Exercise aim:
Copy out the data below from the line containing "Recreate this image" to the line containing "const y = d3.scaleLinear().domain([20,40]).range([B,T]);", both lines included, with all images left out.

Data listing:
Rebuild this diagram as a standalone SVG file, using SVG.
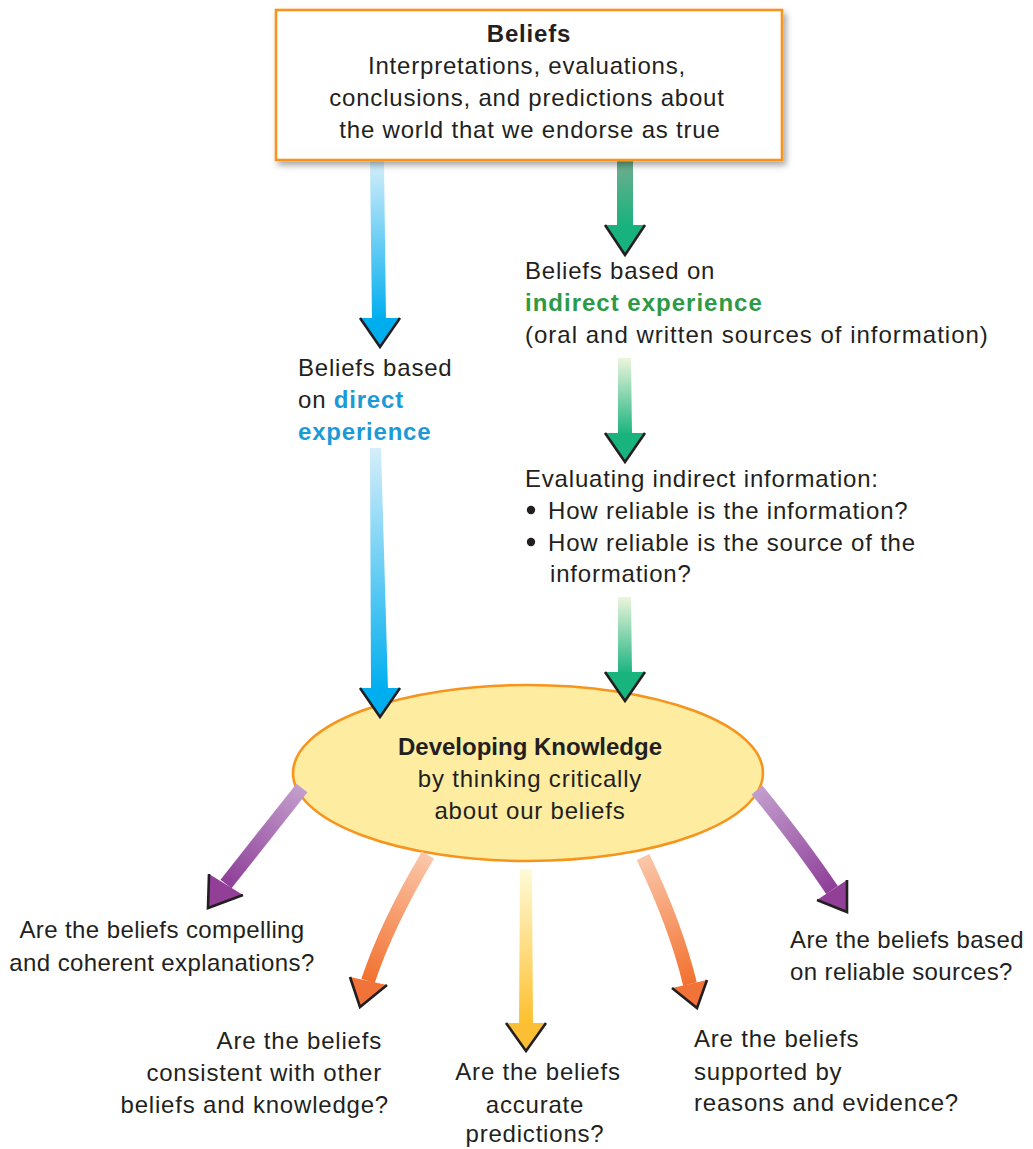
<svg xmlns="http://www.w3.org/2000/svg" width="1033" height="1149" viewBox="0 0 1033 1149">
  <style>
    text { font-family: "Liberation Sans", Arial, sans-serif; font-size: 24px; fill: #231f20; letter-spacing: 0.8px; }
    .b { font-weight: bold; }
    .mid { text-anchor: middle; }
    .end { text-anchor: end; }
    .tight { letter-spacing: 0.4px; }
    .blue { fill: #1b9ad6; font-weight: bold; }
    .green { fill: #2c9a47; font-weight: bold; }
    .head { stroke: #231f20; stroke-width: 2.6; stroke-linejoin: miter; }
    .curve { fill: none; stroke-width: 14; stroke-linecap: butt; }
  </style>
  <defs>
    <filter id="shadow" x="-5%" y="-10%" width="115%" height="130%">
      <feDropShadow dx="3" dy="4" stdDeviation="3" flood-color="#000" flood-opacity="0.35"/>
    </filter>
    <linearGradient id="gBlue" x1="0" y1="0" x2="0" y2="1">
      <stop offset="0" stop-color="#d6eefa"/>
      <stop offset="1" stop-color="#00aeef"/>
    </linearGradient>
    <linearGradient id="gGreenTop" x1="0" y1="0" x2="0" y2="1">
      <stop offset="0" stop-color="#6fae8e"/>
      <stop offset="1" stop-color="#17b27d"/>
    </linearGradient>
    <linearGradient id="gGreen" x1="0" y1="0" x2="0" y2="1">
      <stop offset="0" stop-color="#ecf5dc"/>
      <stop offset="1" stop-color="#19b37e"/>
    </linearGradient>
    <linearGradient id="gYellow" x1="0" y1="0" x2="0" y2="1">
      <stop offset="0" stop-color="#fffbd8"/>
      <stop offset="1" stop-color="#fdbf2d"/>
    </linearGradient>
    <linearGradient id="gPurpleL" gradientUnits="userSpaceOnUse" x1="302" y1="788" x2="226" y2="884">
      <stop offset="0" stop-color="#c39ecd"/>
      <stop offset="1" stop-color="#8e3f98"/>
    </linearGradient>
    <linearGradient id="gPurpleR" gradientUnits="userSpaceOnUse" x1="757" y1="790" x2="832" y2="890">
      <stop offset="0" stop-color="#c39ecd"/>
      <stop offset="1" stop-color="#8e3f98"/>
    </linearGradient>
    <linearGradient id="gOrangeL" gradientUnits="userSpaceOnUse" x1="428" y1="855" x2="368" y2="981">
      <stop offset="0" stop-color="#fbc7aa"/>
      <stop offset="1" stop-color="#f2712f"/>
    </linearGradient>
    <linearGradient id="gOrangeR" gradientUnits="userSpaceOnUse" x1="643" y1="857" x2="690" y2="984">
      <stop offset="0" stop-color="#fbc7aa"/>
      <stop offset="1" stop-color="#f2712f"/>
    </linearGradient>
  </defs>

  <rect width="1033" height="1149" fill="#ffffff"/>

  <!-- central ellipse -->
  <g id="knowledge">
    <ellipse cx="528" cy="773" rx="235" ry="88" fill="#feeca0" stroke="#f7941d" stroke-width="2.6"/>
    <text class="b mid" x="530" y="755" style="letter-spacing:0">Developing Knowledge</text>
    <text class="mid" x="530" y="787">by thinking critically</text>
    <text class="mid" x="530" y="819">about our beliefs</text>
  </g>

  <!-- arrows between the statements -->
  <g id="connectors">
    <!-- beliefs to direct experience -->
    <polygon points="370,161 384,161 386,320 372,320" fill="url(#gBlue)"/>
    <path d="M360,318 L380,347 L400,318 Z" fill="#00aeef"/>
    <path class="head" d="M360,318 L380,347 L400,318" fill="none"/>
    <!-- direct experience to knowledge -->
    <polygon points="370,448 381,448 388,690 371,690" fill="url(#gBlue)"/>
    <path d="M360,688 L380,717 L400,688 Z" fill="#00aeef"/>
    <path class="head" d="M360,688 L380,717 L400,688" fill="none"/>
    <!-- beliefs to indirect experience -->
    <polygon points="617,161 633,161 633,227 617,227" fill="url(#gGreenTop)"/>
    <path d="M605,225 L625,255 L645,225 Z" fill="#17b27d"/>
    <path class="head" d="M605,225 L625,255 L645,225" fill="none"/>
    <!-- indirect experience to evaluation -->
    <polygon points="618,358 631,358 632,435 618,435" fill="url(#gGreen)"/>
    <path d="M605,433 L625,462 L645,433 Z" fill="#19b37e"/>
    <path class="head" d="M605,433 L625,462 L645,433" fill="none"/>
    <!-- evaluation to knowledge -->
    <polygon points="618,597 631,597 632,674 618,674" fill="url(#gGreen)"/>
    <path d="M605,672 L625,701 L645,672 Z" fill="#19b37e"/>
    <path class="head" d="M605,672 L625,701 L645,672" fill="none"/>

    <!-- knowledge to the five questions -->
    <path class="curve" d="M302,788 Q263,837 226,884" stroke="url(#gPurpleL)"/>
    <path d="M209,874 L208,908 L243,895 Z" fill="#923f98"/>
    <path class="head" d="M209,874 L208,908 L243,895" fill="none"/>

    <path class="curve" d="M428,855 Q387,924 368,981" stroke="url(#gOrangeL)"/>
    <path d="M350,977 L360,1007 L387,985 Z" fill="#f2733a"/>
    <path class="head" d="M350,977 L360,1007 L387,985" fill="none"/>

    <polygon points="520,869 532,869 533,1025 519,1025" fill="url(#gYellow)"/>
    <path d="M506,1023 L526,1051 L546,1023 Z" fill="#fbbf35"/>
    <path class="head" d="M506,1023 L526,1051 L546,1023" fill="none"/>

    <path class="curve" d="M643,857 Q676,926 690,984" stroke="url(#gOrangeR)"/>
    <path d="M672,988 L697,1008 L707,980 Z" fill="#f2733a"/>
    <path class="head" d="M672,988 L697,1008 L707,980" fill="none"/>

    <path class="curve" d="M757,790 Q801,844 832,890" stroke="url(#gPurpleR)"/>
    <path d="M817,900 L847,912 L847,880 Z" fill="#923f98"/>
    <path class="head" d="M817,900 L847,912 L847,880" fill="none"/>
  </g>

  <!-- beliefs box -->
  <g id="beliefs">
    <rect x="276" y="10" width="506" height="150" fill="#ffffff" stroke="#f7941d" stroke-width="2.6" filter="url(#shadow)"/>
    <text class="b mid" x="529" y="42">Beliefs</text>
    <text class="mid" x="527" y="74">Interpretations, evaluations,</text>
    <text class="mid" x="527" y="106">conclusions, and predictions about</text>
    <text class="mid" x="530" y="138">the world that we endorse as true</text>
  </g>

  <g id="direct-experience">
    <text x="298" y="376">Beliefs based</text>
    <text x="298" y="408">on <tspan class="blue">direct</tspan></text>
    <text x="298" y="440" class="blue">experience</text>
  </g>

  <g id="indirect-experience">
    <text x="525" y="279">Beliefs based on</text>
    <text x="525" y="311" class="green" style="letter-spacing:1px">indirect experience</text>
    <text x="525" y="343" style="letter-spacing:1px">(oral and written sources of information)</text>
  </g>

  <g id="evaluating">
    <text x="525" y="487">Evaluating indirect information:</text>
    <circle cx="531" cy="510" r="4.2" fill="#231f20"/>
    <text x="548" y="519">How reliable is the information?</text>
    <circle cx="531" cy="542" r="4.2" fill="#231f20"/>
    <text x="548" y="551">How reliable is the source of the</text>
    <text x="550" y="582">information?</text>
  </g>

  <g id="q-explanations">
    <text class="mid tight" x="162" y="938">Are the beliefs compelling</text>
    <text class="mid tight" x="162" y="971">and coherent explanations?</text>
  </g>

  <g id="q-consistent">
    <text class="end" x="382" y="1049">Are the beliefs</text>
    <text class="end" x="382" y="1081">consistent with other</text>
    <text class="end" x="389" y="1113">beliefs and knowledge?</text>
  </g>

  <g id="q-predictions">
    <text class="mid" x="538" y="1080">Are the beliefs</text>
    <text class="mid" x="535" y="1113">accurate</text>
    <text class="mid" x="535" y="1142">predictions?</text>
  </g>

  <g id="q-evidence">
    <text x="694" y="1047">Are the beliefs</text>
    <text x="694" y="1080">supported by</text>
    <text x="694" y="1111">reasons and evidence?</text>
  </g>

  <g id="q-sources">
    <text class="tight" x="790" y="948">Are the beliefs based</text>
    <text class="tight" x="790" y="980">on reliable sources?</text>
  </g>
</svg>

* * *

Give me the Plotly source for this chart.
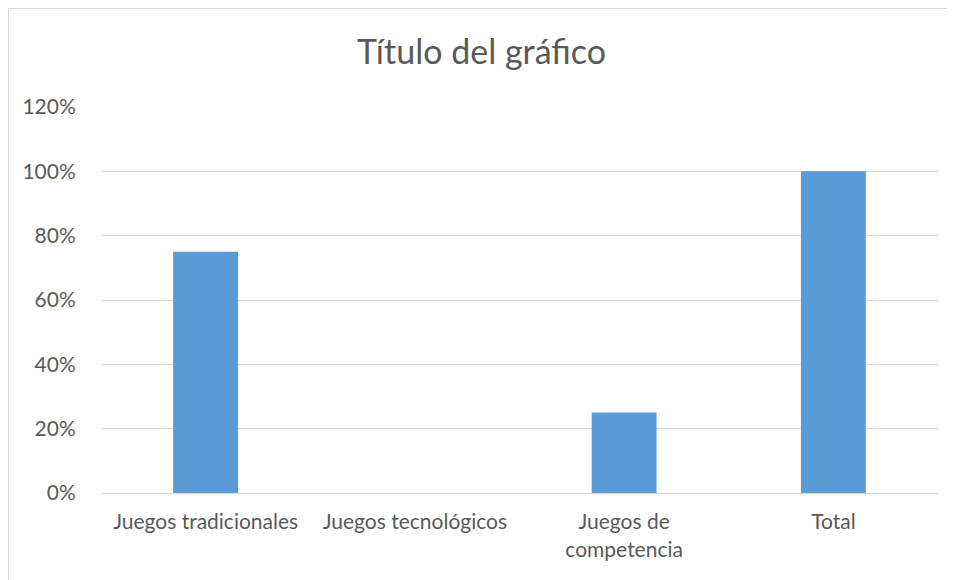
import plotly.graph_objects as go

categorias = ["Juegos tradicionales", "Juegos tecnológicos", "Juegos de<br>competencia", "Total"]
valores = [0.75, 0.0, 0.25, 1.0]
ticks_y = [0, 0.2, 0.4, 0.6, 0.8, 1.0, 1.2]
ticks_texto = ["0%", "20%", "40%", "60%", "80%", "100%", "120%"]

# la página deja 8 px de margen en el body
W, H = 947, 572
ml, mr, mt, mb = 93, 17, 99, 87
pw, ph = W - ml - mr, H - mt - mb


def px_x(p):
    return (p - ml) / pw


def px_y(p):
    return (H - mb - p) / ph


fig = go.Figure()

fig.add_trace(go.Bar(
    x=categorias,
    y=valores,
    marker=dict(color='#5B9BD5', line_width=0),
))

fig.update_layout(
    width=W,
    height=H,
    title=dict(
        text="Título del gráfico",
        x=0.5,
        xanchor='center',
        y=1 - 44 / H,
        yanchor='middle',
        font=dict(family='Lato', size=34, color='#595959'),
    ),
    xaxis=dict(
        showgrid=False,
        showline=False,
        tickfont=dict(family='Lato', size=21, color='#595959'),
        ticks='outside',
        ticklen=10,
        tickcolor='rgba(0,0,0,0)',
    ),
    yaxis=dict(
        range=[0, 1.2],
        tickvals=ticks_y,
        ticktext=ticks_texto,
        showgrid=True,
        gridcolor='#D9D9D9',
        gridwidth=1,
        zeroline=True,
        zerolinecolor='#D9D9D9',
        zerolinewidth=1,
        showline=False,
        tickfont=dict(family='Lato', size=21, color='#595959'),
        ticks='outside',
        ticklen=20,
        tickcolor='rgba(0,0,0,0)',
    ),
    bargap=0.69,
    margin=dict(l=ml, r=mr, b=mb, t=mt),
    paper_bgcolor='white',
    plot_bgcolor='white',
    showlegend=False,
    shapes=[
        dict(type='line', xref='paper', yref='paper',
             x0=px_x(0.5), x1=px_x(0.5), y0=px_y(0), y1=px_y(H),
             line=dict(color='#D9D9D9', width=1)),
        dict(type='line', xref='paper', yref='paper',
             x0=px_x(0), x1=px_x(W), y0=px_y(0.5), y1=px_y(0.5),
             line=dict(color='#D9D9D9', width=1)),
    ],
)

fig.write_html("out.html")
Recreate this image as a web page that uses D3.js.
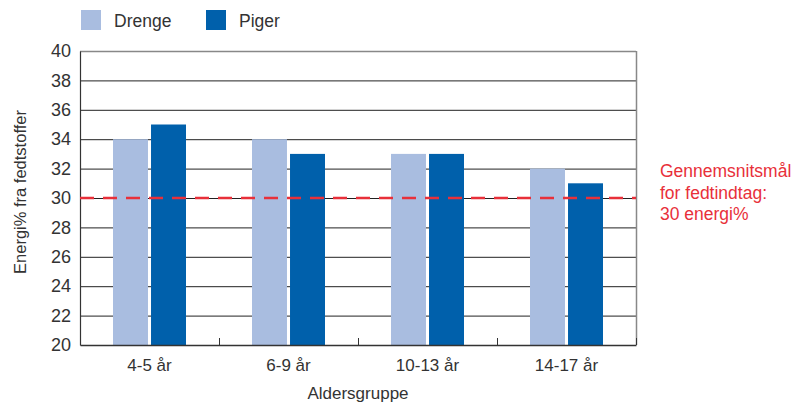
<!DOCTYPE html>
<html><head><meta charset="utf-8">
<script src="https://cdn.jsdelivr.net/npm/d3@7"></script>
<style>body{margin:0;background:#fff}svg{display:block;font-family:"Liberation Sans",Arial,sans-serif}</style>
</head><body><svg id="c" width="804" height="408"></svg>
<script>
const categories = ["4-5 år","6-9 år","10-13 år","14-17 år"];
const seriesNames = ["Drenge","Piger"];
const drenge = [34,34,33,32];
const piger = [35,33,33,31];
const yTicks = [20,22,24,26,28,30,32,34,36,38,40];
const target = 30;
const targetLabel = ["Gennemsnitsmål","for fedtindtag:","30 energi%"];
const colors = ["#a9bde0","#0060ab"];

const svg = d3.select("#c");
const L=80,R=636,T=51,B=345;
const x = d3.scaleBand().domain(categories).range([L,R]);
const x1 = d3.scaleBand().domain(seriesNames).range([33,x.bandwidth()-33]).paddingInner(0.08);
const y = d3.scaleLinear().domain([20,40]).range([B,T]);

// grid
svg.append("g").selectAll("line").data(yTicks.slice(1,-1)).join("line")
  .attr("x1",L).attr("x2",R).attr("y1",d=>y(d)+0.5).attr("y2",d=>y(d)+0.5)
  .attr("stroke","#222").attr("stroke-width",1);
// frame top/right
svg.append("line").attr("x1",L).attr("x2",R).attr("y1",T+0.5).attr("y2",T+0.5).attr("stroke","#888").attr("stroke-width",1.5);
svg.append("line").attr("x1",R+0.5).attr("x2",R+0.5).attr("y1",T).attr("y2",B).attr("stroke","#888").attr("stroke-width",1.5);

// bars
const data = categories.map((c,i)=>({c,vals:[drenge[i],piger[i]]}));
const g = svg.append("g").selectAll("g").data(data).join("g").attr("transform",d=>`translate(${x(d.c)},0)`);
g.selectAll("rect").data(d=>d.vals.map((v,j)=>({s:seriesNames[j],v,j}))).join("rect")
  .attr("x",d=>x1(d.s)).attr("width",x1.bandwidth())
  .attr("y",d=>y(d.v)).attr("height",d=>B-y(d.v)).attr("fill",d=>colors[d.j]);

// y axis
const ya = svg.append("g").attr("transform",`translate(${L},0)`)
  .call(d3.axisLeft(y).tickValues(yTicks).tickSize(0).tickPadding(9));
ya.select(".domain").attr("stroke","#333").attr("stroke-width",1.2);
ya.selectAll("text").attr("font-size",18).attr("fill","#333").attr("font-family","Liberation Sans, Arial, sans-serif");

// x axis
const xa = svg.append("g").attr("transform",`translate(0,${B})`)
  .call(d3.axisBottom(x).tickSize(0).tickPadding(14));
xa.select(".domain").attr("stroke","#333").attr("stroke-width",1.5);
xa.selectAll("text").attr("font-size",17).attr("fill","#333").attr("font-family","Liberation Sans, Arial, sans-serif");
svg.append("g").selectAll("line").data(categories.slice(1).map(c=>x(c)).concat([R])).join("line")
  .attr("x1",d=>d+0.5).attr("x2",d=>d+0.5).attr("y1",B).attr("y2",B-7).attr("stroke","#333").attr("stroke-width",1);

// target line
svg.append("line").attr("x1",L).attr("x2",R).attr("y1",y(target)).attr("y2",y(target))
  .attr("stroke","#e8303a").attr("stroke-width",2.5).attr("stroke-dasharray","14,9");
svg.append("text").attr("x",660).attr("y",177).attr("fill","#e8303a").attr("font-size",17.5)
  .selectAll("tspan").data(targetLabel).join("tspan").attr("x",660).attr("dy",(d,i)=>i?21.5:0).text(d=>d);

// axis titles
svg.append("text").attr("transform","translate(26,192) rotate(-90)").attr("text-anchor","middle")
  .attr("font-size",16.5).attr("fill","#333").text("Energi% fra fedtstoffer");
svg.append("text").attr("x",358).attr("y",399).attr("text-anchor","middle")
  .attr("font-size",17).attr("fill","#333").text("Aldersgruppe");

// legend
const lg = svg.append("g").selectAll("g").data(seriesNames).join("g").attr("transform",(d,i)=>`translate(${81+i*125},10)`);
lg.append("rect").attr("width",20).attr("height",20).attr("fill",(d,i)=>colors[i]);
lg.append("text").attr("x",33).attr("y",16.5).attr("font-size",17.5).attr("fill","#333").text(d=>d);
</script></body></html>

Answer to the exercise:
Recreate this image as a web page that uses D3.js.
<!DOCTYPE html>
<html><head><meta charset="utf-8">
<script src="https://cdn.jsdelivr.net/npm/d3@7"></script>
<style>body{margin:0;background:#fff}svg{display:block;font-family:"Liberation Sans",Arial,sans-serif}</style>
</head><body><svg id="c" width="804" height="408"></svg>
<script>
const categories = ["4-5 år","6-9 år","10-13 år","14-17 år"];
const seriesNames = ["Drenge","Piger"];
const drenge = [34,34,33,32];
const piger = [35,33,33,31];
const yTicks = [20,22,24,26,28,30,32,34,36,38,40];
const target = 30;
const targetLabel = ["Gennemsnitsmål","for fedtindtag:","30 energi%"];
const colors = ["#a9bde0","#0060ab"];

const svg = d3.select("#c");
const L=80,R=636,T=51,B=345;
const x = d3.scaleBand().domain(categories).range([L,R]);
const x1 = d3.scaleBand().domain(seriesNames).range([33,x.bandwidth()-33]).paddingInner(0.08);
const y = d3.scaleLinear().domain([20,40]).range([B,T]);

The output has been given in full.